**Short task**:
In the data below, find every line with the string "chart" and pull it out.

**Input data**:

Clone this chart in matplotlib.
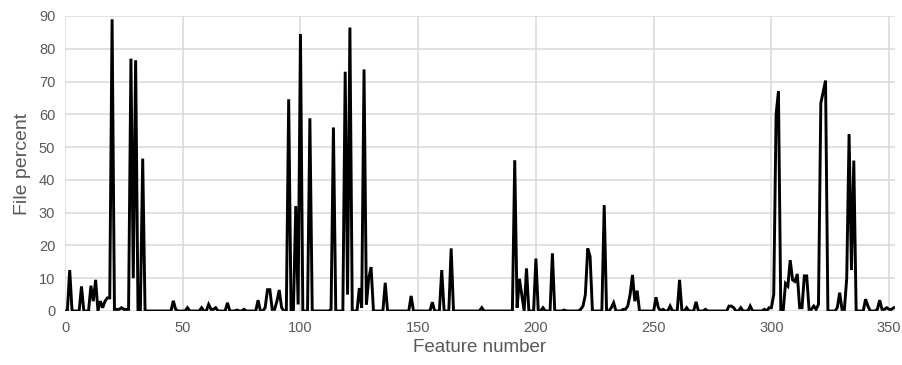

--

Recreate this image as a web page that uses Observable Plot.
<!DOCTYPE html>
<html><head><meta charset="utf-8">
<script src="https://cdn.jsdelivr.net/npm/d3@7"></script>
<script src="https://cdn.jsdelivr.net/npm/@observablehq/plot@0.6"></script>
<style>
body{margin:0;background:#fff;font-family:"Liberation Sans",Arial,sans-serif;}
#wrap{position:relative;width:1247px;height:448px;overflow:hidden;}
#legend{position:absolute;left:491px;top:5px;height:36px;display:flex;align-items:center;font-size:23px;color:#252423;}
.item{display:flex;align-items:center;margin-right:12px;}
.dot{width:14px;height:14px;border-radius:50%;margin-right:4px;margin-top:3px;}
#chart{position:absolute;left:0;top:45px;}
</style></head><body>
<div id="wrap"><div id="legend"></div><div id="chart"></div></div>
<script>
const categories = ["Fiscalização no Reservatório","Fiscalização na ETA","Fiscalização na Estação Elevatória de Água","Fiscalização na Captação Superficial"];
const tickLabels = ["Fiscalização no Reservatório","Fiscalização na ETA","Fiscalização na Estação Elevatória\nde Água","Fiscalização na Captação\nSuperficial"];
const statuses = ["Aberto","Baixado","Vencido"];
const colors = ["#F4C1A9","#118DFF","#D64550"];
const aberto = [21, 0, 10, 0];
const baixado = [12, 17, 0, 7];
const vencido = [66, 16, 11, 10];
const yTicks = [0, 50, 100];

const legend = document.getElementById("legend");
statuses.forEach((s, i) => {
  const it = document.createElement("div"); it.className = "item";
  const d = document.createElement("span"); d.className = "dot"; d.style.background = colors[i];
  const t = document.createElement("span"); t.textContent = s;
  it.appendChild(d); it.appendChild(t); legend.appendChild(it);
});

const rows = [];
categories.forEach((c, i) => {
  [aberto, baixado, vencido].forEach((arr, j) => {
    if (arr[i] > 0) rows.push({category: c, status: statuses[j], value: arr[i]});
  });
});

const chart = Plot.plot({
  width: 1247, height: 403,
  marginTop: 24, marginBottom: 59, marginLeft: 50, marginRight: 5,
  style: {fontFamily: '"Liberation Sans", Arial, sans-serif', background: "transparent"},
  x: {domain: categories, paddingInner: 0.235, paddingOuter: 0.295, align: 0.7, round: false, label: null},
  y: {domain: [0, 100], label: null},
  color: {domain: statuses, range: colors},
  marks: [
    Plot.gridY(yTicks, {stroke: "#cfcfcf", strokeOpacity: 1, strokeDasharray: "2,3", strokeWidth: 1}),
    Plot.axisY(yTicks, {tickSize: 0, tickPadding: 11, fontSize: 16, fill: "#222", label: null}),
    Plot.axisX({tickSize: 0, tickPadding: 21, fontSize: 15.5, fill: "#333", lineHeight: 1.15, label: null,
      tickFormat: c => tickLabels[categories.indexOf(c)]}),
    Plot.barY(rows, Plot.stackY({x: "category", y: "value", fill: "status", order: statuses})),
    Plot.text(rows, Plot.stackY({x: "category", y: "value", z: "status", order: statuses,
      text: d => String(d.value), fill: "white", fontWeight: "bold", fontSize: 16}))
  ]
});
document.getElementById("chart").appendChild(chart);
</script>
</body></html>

**Result of this exercise**:
Clone this chart in matplotlib.
#chart{position:absolute;left:0;top:45px;}
<div id="wrap"><div id="legend"></div><div id="chart"></div></div>
const chart = Plot.plot({
document.getElementById("chart").appendChild(chart);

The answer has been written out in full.